> **AIM**: Give the listing again character for character, but drop the images.
***
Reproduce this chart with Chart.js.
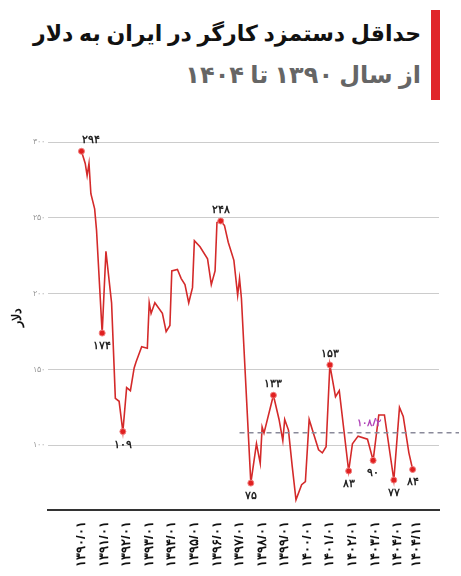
<!DOCTYPE html>
<html><head><meta charset="utf-8">
<script src="https://cdn.jsdelivr.net/npm/chart.js@4"></script>
<style>
body{margin:0;background:#fff;font-family:"Noto Sans","DejaVu Sans",sans-serif;}
#head{position:absolute;right:30px;top:12px;text-align:right;direction:rtl;}
#bar{position:absolute;right:21px;top:10px;width:9px;height:90px;background:#e0262b;}
h1{margin:0;font-size:22px;font-weight:800;color:#111;line-height:40px;padding-right:10px}
h2{margin:0;font-size:24px;font-weight:700;color:#666;line-height:44px;padding-right:10px}
#wrap{position:absolute;left:0;top:112px;width:461px;height:464px;}
</style></head><body>
<div id="bar"></div>
<div id="head"><h1>حداقل دستمزد کارگر در ایران به دلار</h1><h2>از سال ۱۳۹۰ تا ۱۴۰۴</h2></div>
<div id="wrap"><canvas id="c"></canvas></div>
<script>
// months since 1390/01 and dollar value
const months = [0,2,3,4,5,7,8,11,13,16,18,20,22,24,26,28,29,32,35,36,37,39,43,45,47,48,51,53,55,57,59,60,63,67,69,71,72,74,76,78,81,83,84,85,90,93,95,96,97,102,105,107,108,110,112,114,117,119,121,126,128,130,132,135,137,142,144,147,152,155,158,161,166,169,171,174,176];
const wages = [294,286,278,286,266,256,242,174,228,194,131,129,109,138,136,151,155,165,164,194,187,194,187,175,179,215,216,210,206,194,204,235,231,223,206,215,247,248,245,234,222,199,210,197,75,101,88,112,108,133,117,103,117,110,86,64,74,76,117,97,95,99,153,132,136,83,101,106,104,90,120,120,77,125,119,95,84];
const labelled = {0:'۲۹۴',7:'۱۷۴',12:'۱۰۹',37:'۲۴۸',44:'۷۵',49:'۱۳۳',62:'۱۵۳',65:'۸۳',69:'۹۰',72:'۷۷',76:'۸۴'};
const tickMonths = [0,12,24,36,48,60,72,84,96,108,120,132,144,156,168,178];
const tickLabels = ['۱۳۹۰/۰۱','۱۳۹۱/۰۱','۱۳۹۲/۰۱','۱۳۹۳/۰۱','۱۳۹۴/۰۱','۱۳۹۵/۰۱','۱۳۹۶/۰۱','۱۳۹۷/۰۱','۱۳۹۸/۰۱','۱۳۹۹/۰۱','۱۴۰۰/۰۱','۱۴۰۱/۰۱','۱۴۰۲/۰۱','۱۴۰۳/۰۱','۱۴۰۴/۰۱','۱۴۰۴/۱۱'];
const yTicks = [100,150,200,250,300];
const meanStart = 84, meanValue = 108.2, meanLabel = '۱۰۸/۲';

const fa = n => String(n).replace(/\d/g, d => '۰۱۲۳۴۵۶۷۸۹'[d]);
const pts = months.map((m, i) => ({x: m, y: wages[i]}));

const labelsPlugin = {
  id: 'labels',
  afterDatasetsDraw(chart) {
    const ctx = chart.ctx, xs = chart.scales.x, ys = chart.scales.y;
    // mean line
    ctx.save();
    ctx.strokeStyle = '#8a8a9a'; ctx.lineWidth = 1.5; ctx.setLineDash([5, 4]);
    const my = ys.getPixelForValue(meanValue);
    ctx.beginPath(); ctx.moveTo(xs.getPixelForValue(meanStart), my); ctx.lineTo(chart.chartArea.right + 20, my); ctx.stroke();
    ctx.setLineDash([]);
    ctx.fillStyle = '#b044b8'; ctx.font = 'bold 10px "Noto Sans"'; ctx.textAlign = 'center';
    ctx.fillText(meanLabel, xs.getPixelForValue(153), my - 7);
    // point labels
    ctx.font = 'bold 11px "Noto Sans"'; ctx.fillStyle = '#222';
    const meta = chart.getDatasetMeta(0);
    Object.keys(labelled).forEach(k => {
      const p = meta.data[k], i = +k;
      const below = wages[i] < (wages[i - 1] ?? 0) && i !== 0;
      ctx.fillText(labelled[k], p.x + (i === 0 ? 10 : 0), below ? p.y + 16 : p.y - 8);
    });
    ctx.restore();
  }
};

new Chart(document.getElementById('c'), {
  type: 'line',
  data: { datasets: [{
    data: pts,
    borderColor: '#d42a2a', borderWidth: 1.6, tension: 0,
    pointRadius: ctx => labelled[ctx.dataIndex] ? 3 : 0,
    pointBackgroundColor: '#e02020', pointBorderColor: '#f08080', pointBorderWidth: 1
  }]},
  options: {
    responsive: true, maintainAspectRatio: false, animation: false,
    layout: { padding: { left: 6, right: 22, top: 12, bottom: 6 } },
    plugins: { legend: { display: false }, tooltip: { enabled: false } },
    scales: {
      x: {
        type: 'linear', min: -18, max: 190,
        afterBuildTicks: s => { s.ticks = tickMonths.map(v => ({value: v})); },
        ticks: { autoSkip: false, minRotation: 90, maxRotation: 90, color: '#111',
          font: { size: 13, weight: 'bold' },
          callback: v => tickLabels[tickMonths.indexOf(v)] },
        grid: { display: false },
        border: { color: '#333', width: 2 }
      },
      y: {
        min: 57, max: 312,
        afterBuildTicks: s => { s.ticks = yTicks.map(v => ({value: v})); },
        ticks: { color: '#999', font: { size: 8 }, callback: v => fa(v) },
        grid: { color: '#ccc', drawTicks: false },
        border: { display: false },
        title: { display: true, text: 'دلار', color: '#111', font: { size: 13, weight: 'bold' } }
      }
    }
  },
  plugins: [labelsPlugin]
});
</script>
</body></html>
***
> **ANSWER BELOW**:
Reproduce this chart with Chart.js.
<!DOCTYPE html>
<html><head><meta charset="utf-8">
<script src="https://cdn.jsdelivr.net/npm/chart.js@4"></script>
<style>
body{margin:0;background:#fff;font-family:"Noto Sans","DejaVu Sans",sans-serif;}
#head{position:absolute;right:30px;top:12px;text-align:right;direction:rtl;}
#bar{position:absolute;right:21px;top:10px;width:9px;height:90px;background:#e0262b;}
h1{margin:0;font-size:22px;font-weight:800;color:#111;line-height:40px;padding-right:10px}
h2{margin:0;font-size:24px;font-weight:700;color:#666;line-height:44px;padding-right:10px}
#wrap{position:absolute;left:0;top:112px;width:461px;height:464px;}
</style></head><body>
<div id="bar"></div>
<div id="head"><h1>حداقل دستمزد کارگر در ایران به دلار</h1><h2>از سال ۱۳۹۰ تا ۱۴۰۴</h2></div>
<div id="wrap"><canvas id="c"></canvas></div>
<script>
// months since 1390/01 and dollar value
const months = [0,2,3,4,5,7,8,11,13,16,18,20,22,24,26,28,29,32,35,36,37,39,43,45,47,48,51,53,55,57,59,60,63,67,69,71,72,74,76,78,81,83,84,85,90,93,95,96,97,102,105,107,108,110,112,114,117,119,121,126,128,130,132,135,137,142,144,147,152,155,158,161,166,169,171,174,176];
const wages = [294,286,278,286,266,256,242,174,228,194,131,129,109,138,136,151,155,165,164,194,187,194,187,175,179,215,216,210,206,194,204,235,231,223,206,215,247,248,245,234,222,199,210,197,75,101,88,112,108,133,117,103,117,110,86,64,74,76,117,97,95,99,153,132,136,83,101,106,104,90,120,120,77,125,119,95,84];
const labelled = {0:'۲۹۴',7:'۱۷۴',12:'۱۰۹',37:'۲۴۸',44:'۷۵',49:'۱۳۳',62:'۱۵۳',65:'۸۳',69:'۹۰',72:'۷۷',76:'۸۴'};
const tickMonths = [0,12,24,36,48,60,72,84,96,108,120,132,144,156,168,178];
const tickLabels = ['۱۳۹۰/۰۱','۱۳۹۱/۰۱','۱۳۹۲/۰۱','۱۳۹۳/۰۱','۱۳۹۴/۰۱','۱۳۹۵/۰۱','۱۳۹۶/۰۱','۱۳۹۷/۰۱','۱۳۹۸/۰۱','۱۳۹۹/۰۱','۱۴۰۰/۰۱','۱۴۰۱/۰۱','۱۴۰۲/۰۱','۱۴۰۳/۰۱','۱۴۰۴/۰۱','۱۴۰۴/۱۱'];
const yTicks = [100,150,200,250,300];
const meanStart = 84, meanValue = 108.2, meanLabel = '۱۰۸/۲';

const fa = n => String(n).replace(/\d/g, d => '۰۱۲۳۴۵۶۷۸۹'[d]);
const pts = months.map((m, i) => ({x: m, y: wages[i]}));

const labelsPlugin = {
  id: 'labels',
  afterDatasetsDraw(chart) {
    const ctx = chart.ctx, xs = chart.scales.x, ys = chart.scales.y;
    // mean line
    ctx.save();
    ctx.strokeStyle = '#8a8a9a'; ctx.lineWidth = 1.5; ctx.setLineDash([5, 4]);
    const my = ys.getPixelForValue(meanValue);
    ctx.beginPath(); ctx.moveTo(xs.getPixelForValue(meanStart), my); ctx.lineTo(chart.chartArea.right + 20, my); ctx.stroke();
    ctx.setLineDash([]);
    ctx.fillStyle = '#b044b8'; ctx.font = 'bold 10px "Noto Sans"'; ctx.textAlign = 'center';
    ctx.fillText(meanLabel, xs.getPixelForValue(153), my - 7);
    // point labels
    ctx.font = 'bold 11px "Noto Sans"'; ctx.fillStyle = '#222';
    const meta = chart.getDatasetMeta(0);
    Object.keys(labelled).forEach(k => {
      const p = meta.data[k], i = +k;
      const below = wages[i] < (wages[i - 1] ?? 0) && i !== 0;
      ctx.fillText(labelled[k], p.x + (i === 0 ? 10 : 0), below ? p.y + 16 : p.y - 8);
    });
    ctx.restore();
  }
};

new Chart(document.getElementById('c'), {
  type: 'line',
  data: { datasets: [{
    data: pts,
    borderColor: '#d42a2a', borderWidth: 1.6, tension: 0,
    pointRadius: ctx => labelled[ctx.dataIndex] ? 3 : 0,
    pointBackgroundColor: '#e02020', pointBorderColor: '#f08080', pointBorderWidth: 1
  }]},
  options: {
    responsive: true, maintainAspectRatio: false, animation: false,
    layout: { padding: { left: 6, right: 22, top: 12, bottom: 6 } },
    plugins: { legend: { display: false }, tooltip: { enabled: false } },
    scales: {
      x: {
        type: 'linear', min: -18, max: 190,
        afterBuildTicks: s => { s.ticks = tickMonths.map(v => ({value: v})); },
        ticks: { autoSkip: false, minRotation: 90, maxRotation: 90, color: '#111',
          font: { size: 13, weight: 'bold' },
          callback: v => tickLabels[tickMonths.indexOf(v)] },
        grid: { display: false },
        border: { color: '#333', width: 2 }
      },
      y: {
        min: 57, max: 312,
        afterBuildTicks: s => { s.ticks = yTicks.map(v => ({value: v})); },
        ticks: { color: '#999', font: { size: 8 }, callback: v => fa(v) },
        grid: { color: '#ccc', drawTicks: false },
        border: { display: false },
        title: { display: true, text: 'دلار', color: '#111', font: { size: 13, weight: 'bold' } }
      }
    }
  },
  plugins: [labelsPlugin]
});
</script>
</body></html>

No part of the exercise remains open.